◆ WORK INSTRUCTIONS: In the listing that follows, retype every line from the first through the one containing "const duneTicks = [0,1,2,3,4,5,6,7,8,9];". Pictures are to be left out.

>> BEGIN

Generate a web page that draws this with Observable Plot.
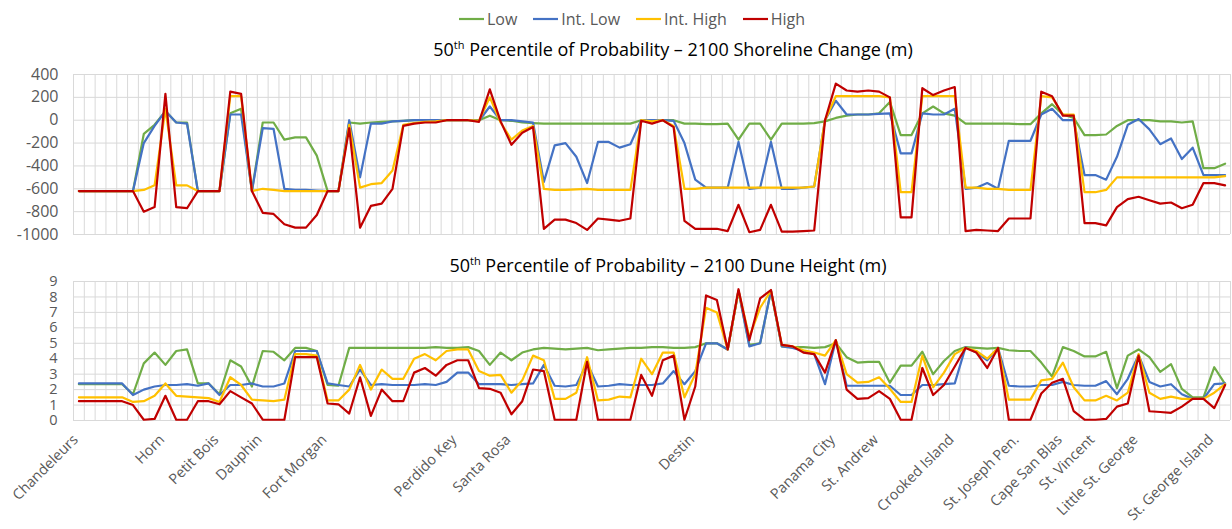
<!DOCTYPE html>
<html><head><meta charset="utf-8">
<script src="https://cdn.jsdelivr.net/npm/d3@7"></script>
<script src="https://cdn.jsdelivr.net/npm/@observablehq/plot@0.6"></script>
<style>
body{margin:0;background:#fff;font-family:"Open Sans",sans-serif;}
#wrap{position:relative;width:1232px;height:529px;overflow:hidden;background:#fff;}
.legend{position:absolute;top:8px;left:0;width:1232px;padding-left:32px;box-sizing:border-box;display:flex;justify-content:center;gap:16px;font-size:16px;color:#595959;z-index:3;}
.item{display:flex;align-items:center;gap:3px}
.title{position:absolute;left:0;width:1232px;box-sizing:border-box;text-align:center;font-size:18px;color:#000;white-space:nowrap;z-index:3;}
.title sup{font-size:11px;}
.chart{position:absolute;left:0;z-index:1;}
</style></head>
<body><div id="wrap">
<div class="legend" id="legend"></div>
<div class="chart" id="c1" style="top:64px"></div>
<div class="chart" id="c2" style="top:270px"></div>
<div class="title" style="top:37px;padding-left:114px">50<sup>th</sup> Percentile of Probability – 2100 Shoreline Change (m)</div>
<div class="title" style="top:253px;padding-left:104px">50<sup>th</sup> Percentile of Probability – 2100 Dune Height (m)</div>
</div>
<script>
const seriesNames = ["Low","Int. Low","Int. High","High"];
const seriesColors = ["#70AD47","#4472C4","#FFC000","#C00000"];

const locationNames = ["Chandeleurs","Horn","Petit Bois","Dauphin","Fort Morgan","Perdido Key","Santa Rosa","Destin","Panama City","St. Andrew","Crooked Island","St. Joseph Pen.","Cape San Blas","St. Vincent","Little St. George","St. George Island"];
const locationIndex = [0,8,13,17,23,35,40,57,70,74,81,87,91,94,98,105];

const shoreTicks = [-1000,-800,-600,-400,-200,0,200,400];
const duneTicks = [0,1,2,3,4,5,6,7,8,9];

// Shoreline change (m)
const shoreLow = [-620,-620,-620,-620,-620,-620,-120,-40,80,-20,-20,-620,-620,-620,60,100,-620,-20,-20,-170,-150,-150,-310,-620,-620,-20,-30,-20,-15,-10,-5,0,0,0,0,0,0,0,40,0,-5,-20,-25,-30,-30,-30,-30,-30,-30,-30,-30,-30,0,0,0,0,-30,-30,-35,-35,-30,-170,-30,-30,-170,-30,-30,-30,-25,-10,20,40,50,50,60,160,-130,-130,60,120,60,40,-30,-30,-30,-30,-30,-35,-35,60,140,50,20,-130,-130,-125,-50,0,0,0,-10,-10,-20,-10,-420,-420,-380];
const shoreIntLow = [-620,-620,-620,-620,-620,-620,-200,-50,80,-20,-30,-620,-620,-620,50,50,-620,-70,-75,-600,-610,-610,-615,-620,-620,0,-500,-30,-30,-10,-5,0,0,0,0,0,0,-5,120,0,0,-10,-20,-540,-220,-200,-320,-550,-190,-190,-240,-210,0,0,0,-5,-200,-520,-590,-590,-590,-190,-600,-590,-190,-600,-600,-590,-580,0,170,50,50,50,55,60,-290,-290,60,50,50,100,-600,-590,-550,-600,-180,-180,-180,50,100,0,0,-480,-480,-520,-320,-40,10,-80,-210,-160,-340,-240,-480,-480,-480];
const shoreIntHigh = [-620,-620,-620,-620,-620,-620,-610,-570,100,-570,-570,-620,-620,-620,210,210,-620,-600,-610,-620,-620,-620,-620,-620,-620,-40,-590,-560,-550,-440,-40,-25,-15,-10,0,0,0,-5,200,-20,-170,-90,-50,-600,-610,-610,-605,-600,-610,-610,-610,-610,0,-10,0,-50,-600,-600,-590,-590,-590,-590,-590,-590,-590,-590,-590,-590,-580,0,210,210,210,210,210,200,-630,-630,210,210,210,210,-590,-590,-600,-600,-610,-610,-610,210,200,50,50,-630,-630,-610,-500,-500,-500,-500,-500,-500,-500,-500,-500,-500,-490];
const shoreHigh = [-620,-620,-620,-620,-620,-620,-800,-760,230,-760,-770,-620,-620,-620,250,230,-620,-810,-820,-910,-940,-940,-830,-620,-620,-70,-940,-750,-730,-600,-50,-30,-20,-20,0,0,0,-15,270,-10,-215,-110,-60,-950,-870,-870,-900,-960,-860,-870,-880,-860,-5,-30,0,-60,-880,-950,-950,-950,-970,-740,-980,-960,-740,-975,-975,-970,-965,0,320,260,250,260,250,200,-850,-850,280,220,260,290,-970,-960,-965,-970,-860,-860,-860,250,210,40,40,-900,-900,-920,-760,-690,-670,-700,-730,-720,-770,-740,-550,-550,-570];

// Dune height (m)
const duneLow = [2.35,2.35,2.35,2.35,2.35,1.7,3.7,4.4,3.6,4.5,4.6,2.4,2.4,1.7,3.9,3.5,2.2,4.5,4.45,3.9,4.7,4.7,4.5,2.3,2.25,4.7,4.7,4.7,4.7,4.7,4.7,4.7,4.7,4.75,4.7,4.7,4.75,4.5,3.6,4.4,3.9,4.4,4.6,4.7,4.65,4.6,4.65,4.7,4.55,4.6,4.65,4.7,4.7,4.75,4.75,4.7,4.7,4.75,5.0,5.0,4.6,8.4,4.9,5.0,8.4,4.8,4.75,4.75,4.7,4.75,5.0,4.1,3.75,3.8,3.8,2.45,3.55,3.55,4.45,3.0,3.85,4.5,4.75,4.7,4.65,4.7,4.55,4.5,4.5,3.75,2.85,4.75,4.5,4.15,4.15,4.45,2.1,4.2,4.6,4.1,3.15,3.65,2.05,1.5,1.5,3.45,2.35];
const duneIntLow = [2.4,2.4,2.4,2.4,2.4,1.65,2.0,2.2,2.3,2.3,2.35,2.25,2.4,1.65,2.3,2.3,2.4,2.2,2.2,2.4,4.5,4.5,4.5,2.4,2.3,2.2,3.3,2.3,2.35,2.3,2.3,2.3,2.35,2.3,2.5,3.1,3.1,2.35,2.35,2.35,2.3,2.35,2.4,3.6,2.25,2.2,2.3,3.7,2.2,2.25,2.35,2.3,2.3,2.3,2.4,3.2,2.35,3.2,5.0,5.0,4.6,8.4,4.8,5.0,8.4,4.8,4.7,4.5,4.3,2.35,5.2,2.25,2.25,2.25,2.25,2.25,1.65,1.65,2.3,2.3,2.35,2.4,4.75,4.4,3.9,4.7,2.25,2.2,2.2,2.3,2.3,2.5,2.3,2.25,2.25,2.55,1.7,2.7,4.25,2.5,2.2,2.35,1.7,1.4,1.4,2.35,2.4];
const duneIntHigh = [1.5,1.5,1.5,1.5,1.5,1.2,1.25,1.6,2.4,1.6,1.55,1.5,1.45,1.2,2.8,2.3,1.35,1.3,1.25,1.35,4.3,4.3,4.2,1.3,1.3,2.0,3.6,2.0,3.3,2.7,2.7,4.0,4.3,3.9,4.5,4.6,4.6,3.2,2.9,2.95,1.8,2.6,4.2,3.9,1.4,1.4,1.8,4.1,1.3,1.35,1.55,1.5,4.0,3.0,4.4,4.4,1.5,3.0,7.3,7.0,4.6,8.4,5.4,7.3,8.4,4.9,4.8,4.55,4.4,4.2,5.2,3.0,2.45,2.5,2.8,2.05,1.2,1.2,4.2,2.15,3.1,4.3,4.7,4.5,4.0,4.7,1.35,1.35,1.35,2.6,2.7,3.75,2.15,1.3,1.3,1.6,1.3,1.8,4.3,1.8,1.4,1.55,1.4,1.4,1.4,1.8,2.35];
const duneHigh = [1.25,1.25,1.25,1.25,1.25,1.0,0.05,0.1,1.6,0.05,0.05,1.25,1.25,1.05,1.9,1.5,1.1,0.05,0.05,0.05,4.1,4.1,4.1,1.1,1.05,0.45,2.8,0.3,2.0,1.25,1.25,3.1,3.4,2.9,3.6,3.9,3.9,2.1,2.05,1.8,0.4,1.25,3.3,3.2,0.05,0.05,0.05,3.8,0.05,0.05,0.05,0.05,2.95,1.6,3.9,4.2,0.05,2.2,8.1,7.8,4.6,8.5,5.2,7.9,8.45,4.9,4.8,4.4,4.3,3.1,5.2,2.0,1.4,1.45,1.9,1.4,0.05,0.05,3.4,1.65,2.3,3.5,4.7,4.4,3.4,4.7,0.05,0.05,0.05,1.75,2.45,2.7,0.6,0.05,0.05,0.1,0.9,1.1,4.2,0.6,0.55,0.5,0.9,1.4,1.4,0.8,2.3];

const n = shoreLow.length;
const toRows = (sets) => sets.flatMap((vals, k) => vals.map((v, i) => ({i, v, s: seriesNames[k]})));
const shoreData = toRows([shoreLow, shoreIntLow, shoreIntHigh, shoreHigh]);
const duneData = toRows([duneLow, duneIntLow, duneIntHigh, duneHigh]);
const bounds = d3.range(n + 1).map(k => k - 0.5);

// Legend
const leg = document.getElementById("legend");
seriesNames.forEach((s, k) => {
  const it = document.createElement("div");
  it.className = "item";
  it.innerHTML = `<svg width="25" height="4"><line x1="0" x2="25" y1="2" y2="2" stroke="${seriesColors[k]}" stroke-width="2.2"/></svg><span>${s}</span>`;
  leg.appendChild(it);
});

const common = {
  width: 1232,
  marginLeft: 73,
  marginRight: 2,
  color: {domain: seriesNames, range: seriesColors},
  style: {fontFamily: "Open Sans, sans-serif", background: "transparent"}
};

const c1 = Plot.plot({
  ...common,
  height: 180,
  marginTop: 10,
  marginBottom: 10,
  x: {domain: [-0.5, n - 0.5], axis: null},
  y: {domain: [-1000, 400]},
  marks: [
    Plot.ruleX(bounds, {stroke: "#d9d9d9", strokeWidth: 1}),
    Plot.ruleY(shoreTicks, {stroke: "#d9d9d9", strokeWidth: 1}),
    Plot.axisY({ticks: shoreTicks, tickSize: 0, tickPadding: 15, fontSize: 16, fill: "#595959", tickFormat: d => String(d), label: null}),
    Plot.line(shoreData, {x: "i", y: "v", z: "s", stroke: "s", strokeWidth: 2.2})
  ]
});
document.getElementById("c1").appendChild(c1);

const c2 = Plot.plot({
  ...common,
  height: 259,
  marginTop: 11,
  marginBottom: 109,
  x: {domain: [-0.5, n - 0.5], axis: null},
  y: {domain: [0, 9]},
  marks: [
    Plot.ruleX(bounds, {stroke: "#d9d9d9", strokeWidth: 1}),
    Plot.ruleY(duneTicks, {stroke: "#d9d9d9", strokeWidth: 1}),
    Plot.axisY({ticks: duneTicks, tickSize: 0, tickPadding: 16, fontSize: 14.5, fill: "#595959", label: null}),
    Plot.text(locationIndex, {x: d => d, text: (d, k) => locationNames[k], frameAnchor: "bottom", dy: 20,
      rotate: -45, textAnchor: "end", fontSize: 14.5, fill: "#595959"}),
    Plot.line(duneData, {x: "i", y: "v", z: "s", stroke: "s", strokeWidth: 2.2})
  ]
});
document.getElementById("c2").appendChild(c2);
</script>
</body></html>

>> END

◆ EXERCISE OUTPUT:
Generate a web page that draws this with Observable Plot.
<!DOCTYPE html>
<html><head><meta charset="utf-8">
<script src="https://cdn.jsdelivr.net/npm/d3@7"></script>
<script src="https://cdn.jsdelivr.net/npm/@observablehq/plot@0.6"></script>
<style>
body{margin:0;background:#fff;font-family:"Open Sans",sans-serif;}
#wrap{position:relative;width:1232px;height:529px;overflow:hidden;background:#fff;}
.legend{position:absolute;top:8px;left:0;width:1232px;padding-left:32px;box-sizing:border-box;display:flex;justify-content:center;gap:16px;font-size:16px;color:#595959;z-index:3;}
.item{display:flex;align-items:center;gap:3px}
.title{position:absolute;left:0;width:1232px;box-sizing:border-box;text-align:center;font-size:18px;color:#000;white-space:nowrap;z-index:3;}
.title sup{font-size:11px;}
.chart{position:absolute;left:0;z-index:1;}
</style></head>
<body><div id="wrap">
<div class="legend" id="legend"></div>
<div class="chart" id="c1" style="top:64px"></div>
<div class="chart" id="c2" style="top:270px"></div>
<div class="title" style="top:37px;padding-left:114px">50<sup>th</sup> Percentile of Probability – 2100 Shoreline Change (m)</div>
<div class="title" style="top:253px;padding-left:104px">50<sup>th</sup> Percentile of Probability – 2100 Dune Height (m)</div>
</div>
<script>
const seriesNames = ["Low","Int. Low","Int. High","High"];
const seriesColors = ["#70AD47","#4472C4","#FFC000","#C00000"];

const locationNames = ["Chandeleurs","Horn","Petit Bois","Dauphin","Fort Morgan","Perdido Key","Santa Rosa","Destin","Panama City","St. Andrew","Crooked Island","St. Joseph Pen.","Cape San Blas","St. Vincent","Little St. George","St. George Island"];
const locationIndex = [0,8,13,17,23,35,40,57,70,74,81,87,91,94,98,105];

const shoreTicks = [-1000,-800,-600,-400,-200,0,200,400];
const duneTicks = [0,1,2,3,4,5,6,7,8,9];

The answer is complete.